WHAT IS EXPECTED :: Transcribe only the part of the material below that begins at the line containing "Generate a Python" and ends at the line containing "import pandas as pd", with both kept and images left out.

RECORD EXCERPTS ::
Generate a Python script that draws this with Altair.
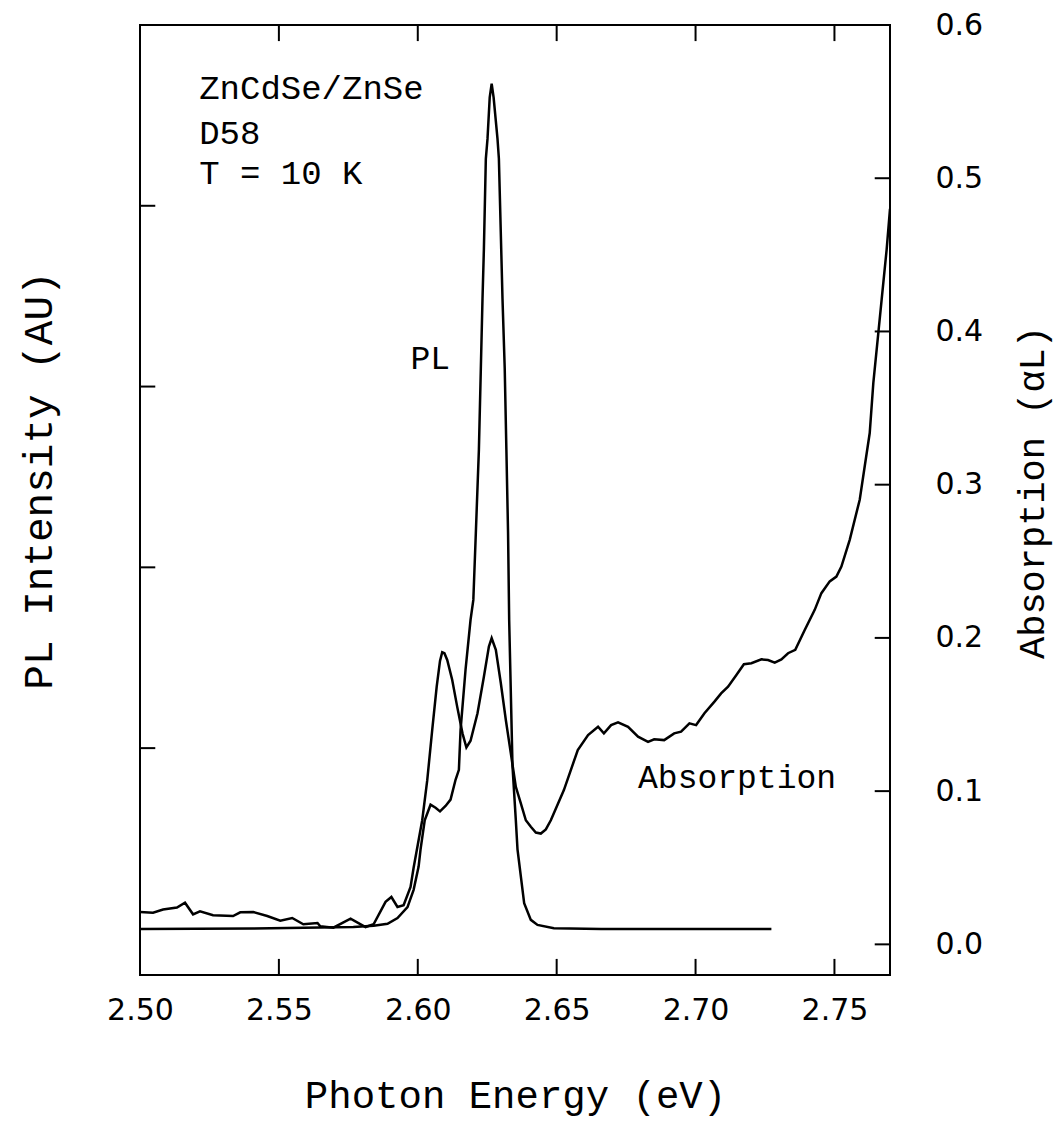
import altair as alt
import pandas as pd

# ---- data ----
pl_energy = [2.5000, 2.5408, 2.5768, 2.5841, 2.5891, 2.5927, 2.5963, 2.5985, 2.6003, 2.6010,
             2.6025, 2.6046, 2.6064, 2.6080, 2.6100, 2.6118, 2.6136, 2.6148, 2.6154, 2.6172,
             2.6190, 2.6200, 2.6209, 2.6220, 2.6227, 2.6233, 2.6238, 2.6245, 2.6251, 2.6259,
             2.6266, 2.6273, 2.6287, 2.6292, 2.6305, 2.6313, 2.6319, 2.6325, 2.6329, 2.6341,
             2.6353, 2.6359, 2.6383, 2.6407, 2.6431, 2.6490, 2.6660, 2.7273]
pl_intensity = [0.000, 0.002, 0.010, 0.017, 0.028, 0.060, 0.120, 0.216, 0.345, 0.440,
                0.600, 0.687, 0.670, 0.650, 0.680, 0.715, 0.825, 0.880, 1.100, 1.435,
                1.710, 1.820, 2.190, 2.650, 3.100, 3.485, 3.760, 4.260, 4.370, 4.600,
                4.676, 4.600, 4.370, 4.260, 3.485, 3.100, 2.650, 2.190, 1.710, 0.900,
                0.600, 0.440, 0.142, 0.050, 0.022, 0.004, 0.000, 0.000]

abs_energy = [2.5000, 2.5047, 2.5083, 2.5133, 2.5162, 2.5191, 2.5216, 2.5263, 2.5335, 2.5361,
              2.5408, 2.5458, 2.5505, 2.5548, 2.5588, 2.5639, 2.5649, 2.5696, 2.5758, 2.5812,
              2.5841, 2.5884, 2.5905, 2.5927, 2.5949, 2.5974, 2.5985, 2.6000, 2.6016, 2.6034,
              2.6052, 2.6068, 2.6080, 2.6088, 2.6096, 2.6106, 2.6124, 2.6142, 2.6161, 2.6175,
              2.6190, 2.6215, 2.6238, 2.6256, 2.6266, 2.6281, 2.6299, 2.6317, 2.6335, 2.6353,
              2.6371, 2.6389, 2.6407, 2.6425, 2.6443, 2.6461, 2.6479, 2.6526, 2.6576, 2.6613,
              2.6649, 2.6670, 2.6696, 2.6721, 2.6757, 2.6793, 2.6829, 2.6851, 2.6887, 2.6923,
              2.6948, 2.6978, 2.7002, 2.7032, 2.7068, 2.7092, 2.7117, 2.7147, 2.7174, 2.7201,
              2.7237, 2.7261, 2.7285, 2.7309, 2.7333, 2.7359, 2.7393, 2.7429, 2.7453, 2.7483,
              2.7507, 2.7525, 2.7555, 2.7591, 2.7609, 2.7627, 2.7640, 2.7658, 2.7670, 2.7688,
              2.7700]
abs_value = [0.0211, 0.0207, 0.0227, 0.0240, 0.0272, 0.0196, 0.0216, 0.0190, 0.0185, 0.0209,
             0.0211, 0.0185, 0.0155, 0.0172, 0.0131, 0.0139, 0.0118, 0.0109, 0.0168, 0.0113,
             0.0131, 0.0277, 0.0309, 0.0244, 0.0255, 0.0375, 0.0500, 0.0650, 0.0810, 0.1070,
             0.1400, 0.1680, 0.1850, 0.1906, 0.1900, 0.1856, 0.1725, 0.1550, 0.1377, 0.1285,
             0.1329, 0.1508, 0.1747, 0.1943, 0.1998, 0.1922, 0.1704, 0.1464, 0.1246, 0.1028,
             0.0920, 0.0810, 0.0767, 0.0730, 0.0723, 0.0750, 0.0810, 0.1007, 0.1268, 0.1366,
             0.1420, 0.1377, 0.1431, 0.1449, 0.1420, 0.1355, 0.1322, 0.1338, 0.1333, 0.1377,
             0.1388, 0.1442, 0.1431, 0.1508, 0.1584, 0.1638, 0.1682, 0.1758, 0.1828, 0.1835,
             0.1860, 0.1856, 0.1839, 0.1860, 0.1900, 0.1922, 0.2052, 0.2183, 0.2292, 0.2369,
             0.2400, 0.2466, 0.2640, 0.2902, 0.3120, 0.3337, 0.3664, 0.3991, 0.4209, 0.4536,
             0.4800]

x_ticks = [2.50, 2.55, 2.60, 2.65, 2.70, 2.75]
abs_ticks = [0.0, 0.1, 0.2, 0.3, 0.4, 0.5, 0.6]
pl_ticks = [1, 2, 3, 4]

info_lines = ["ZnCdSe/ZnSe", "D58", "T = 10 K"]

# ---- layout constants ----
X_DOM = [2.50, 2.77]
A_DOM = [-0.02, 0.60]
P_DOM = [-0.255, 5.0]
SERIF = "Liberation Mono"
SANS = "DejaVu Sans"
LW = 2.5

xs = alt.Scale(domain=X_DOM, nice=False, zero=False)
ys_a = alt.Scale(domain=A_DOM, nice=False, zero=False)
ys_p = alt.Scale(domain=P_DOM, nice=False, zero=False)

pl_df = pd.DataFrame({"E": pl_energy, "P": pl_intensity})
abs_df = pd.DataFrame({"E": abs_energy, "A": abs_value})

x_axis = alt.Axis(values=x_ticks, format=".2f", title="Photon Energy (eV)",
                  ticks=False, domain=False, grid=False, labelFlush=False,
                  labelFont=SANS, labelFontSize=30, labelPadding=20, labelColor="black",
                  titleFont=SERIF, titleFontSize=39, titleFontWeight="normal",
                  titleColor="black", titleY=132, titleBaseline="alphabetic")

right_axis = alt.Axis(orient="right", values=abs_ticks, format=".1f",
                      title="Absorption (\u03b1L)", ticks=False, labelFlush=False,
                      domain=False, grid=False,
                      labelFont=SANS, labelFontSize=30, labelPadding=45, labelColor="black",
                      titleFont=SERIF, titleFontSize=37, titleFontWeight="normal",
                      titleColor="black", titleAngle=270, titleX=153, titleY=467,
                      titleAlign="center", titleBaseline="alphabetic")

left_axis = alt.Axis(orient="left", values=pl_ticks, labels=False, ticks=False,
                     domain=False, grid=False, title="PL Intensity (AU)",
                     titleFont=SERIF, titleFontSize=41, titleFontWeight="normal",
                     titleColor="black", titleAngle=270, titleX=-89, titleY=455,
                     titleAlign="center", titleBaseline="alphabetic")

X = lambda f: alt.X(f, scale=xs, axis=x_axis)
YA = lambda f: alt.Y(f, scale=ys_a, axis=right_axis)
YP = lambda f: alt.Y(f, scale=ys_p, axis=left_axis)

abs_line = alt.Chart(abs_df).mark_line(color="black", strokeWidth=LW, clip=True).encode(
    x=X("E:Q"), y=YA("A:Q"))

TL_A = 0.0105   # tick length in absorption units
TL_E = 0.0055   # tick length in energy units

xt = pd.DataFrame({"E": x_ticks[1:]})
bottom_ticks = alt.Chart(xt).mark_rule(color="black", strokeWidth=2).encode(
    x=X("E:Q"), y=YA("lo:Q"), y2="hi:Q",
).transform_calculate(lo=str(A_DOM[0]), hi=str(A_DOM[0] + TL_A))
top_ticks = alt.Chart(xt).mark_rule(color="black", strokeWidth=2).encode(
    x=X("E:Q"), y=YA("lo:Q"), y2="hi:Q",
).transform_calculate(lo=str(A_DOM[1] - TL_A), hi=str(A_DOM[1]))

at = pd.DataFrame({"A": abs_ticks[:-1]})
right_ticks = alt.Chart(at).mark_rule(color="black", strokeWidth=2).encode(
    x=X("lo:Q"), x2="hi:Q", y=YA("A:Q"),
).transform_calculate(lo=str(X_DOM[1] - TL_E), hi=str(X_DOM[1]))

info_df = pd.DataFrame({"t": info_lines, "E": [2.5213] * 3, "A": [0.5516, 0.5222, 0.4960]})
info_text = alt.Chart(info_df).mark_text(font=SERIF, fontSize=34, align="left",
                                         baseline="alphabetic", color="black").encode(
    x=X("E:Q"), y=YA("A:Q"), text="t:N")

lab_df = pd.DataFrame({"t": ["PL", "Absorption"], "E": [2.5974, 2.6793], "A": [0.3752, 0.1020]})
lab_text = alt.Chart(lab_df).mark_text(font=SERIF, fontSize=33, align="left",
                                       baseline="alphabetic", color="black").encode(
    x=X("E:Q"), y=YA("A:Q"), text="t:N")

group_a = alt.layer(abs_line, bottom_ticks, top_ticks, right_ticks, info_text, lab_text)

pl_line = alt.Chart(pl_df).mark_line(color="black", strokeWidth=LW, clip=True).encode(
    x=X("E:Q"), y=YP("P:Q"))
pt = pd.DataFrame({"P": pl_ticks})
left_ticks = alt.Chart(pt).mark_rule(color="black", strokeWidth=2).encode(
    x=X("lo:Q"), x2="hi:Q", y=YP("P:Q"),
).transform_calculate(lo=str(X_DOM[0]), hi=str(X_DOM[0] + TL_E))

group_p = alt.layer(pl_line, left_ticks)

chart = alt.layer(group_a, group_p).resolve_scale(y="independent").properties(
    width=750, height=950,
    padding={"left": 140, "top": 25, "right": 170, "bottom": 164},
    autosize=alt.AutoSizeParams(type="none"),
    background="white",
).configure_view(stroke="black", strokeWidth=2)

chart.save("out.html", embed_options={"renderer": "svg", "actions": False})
==
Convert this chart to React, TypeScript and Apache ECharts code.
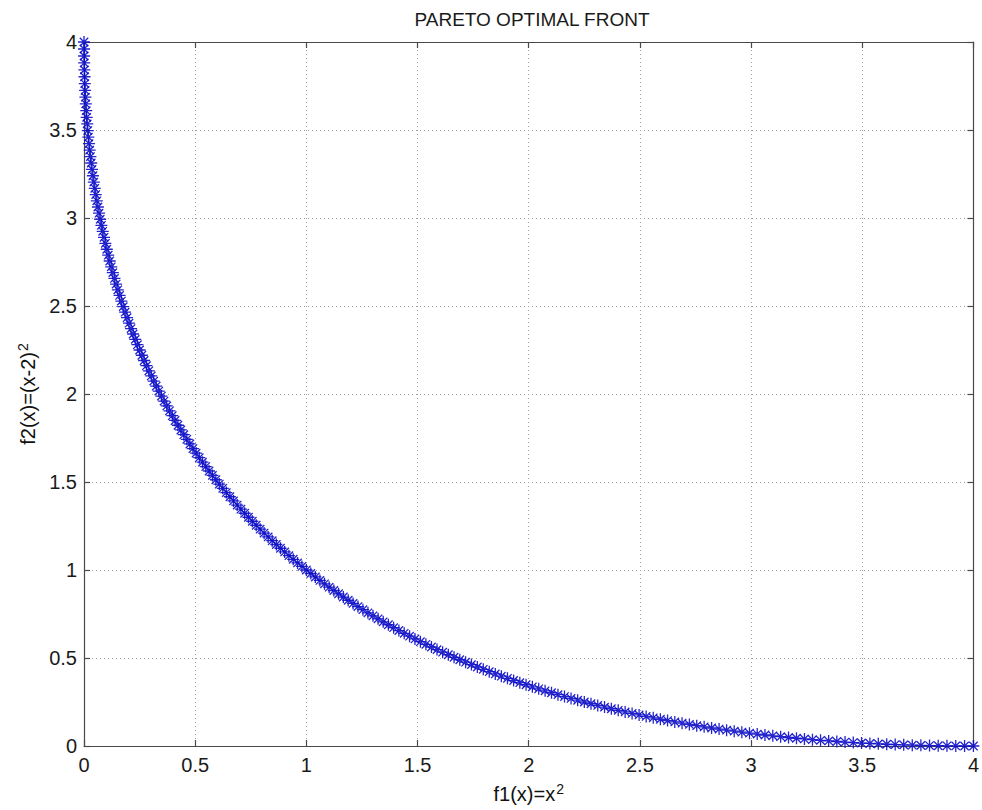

EXERCISE OUTPUT ::
Generate a Python script that draws this with Altair.
import altair as alt
import pandas as pd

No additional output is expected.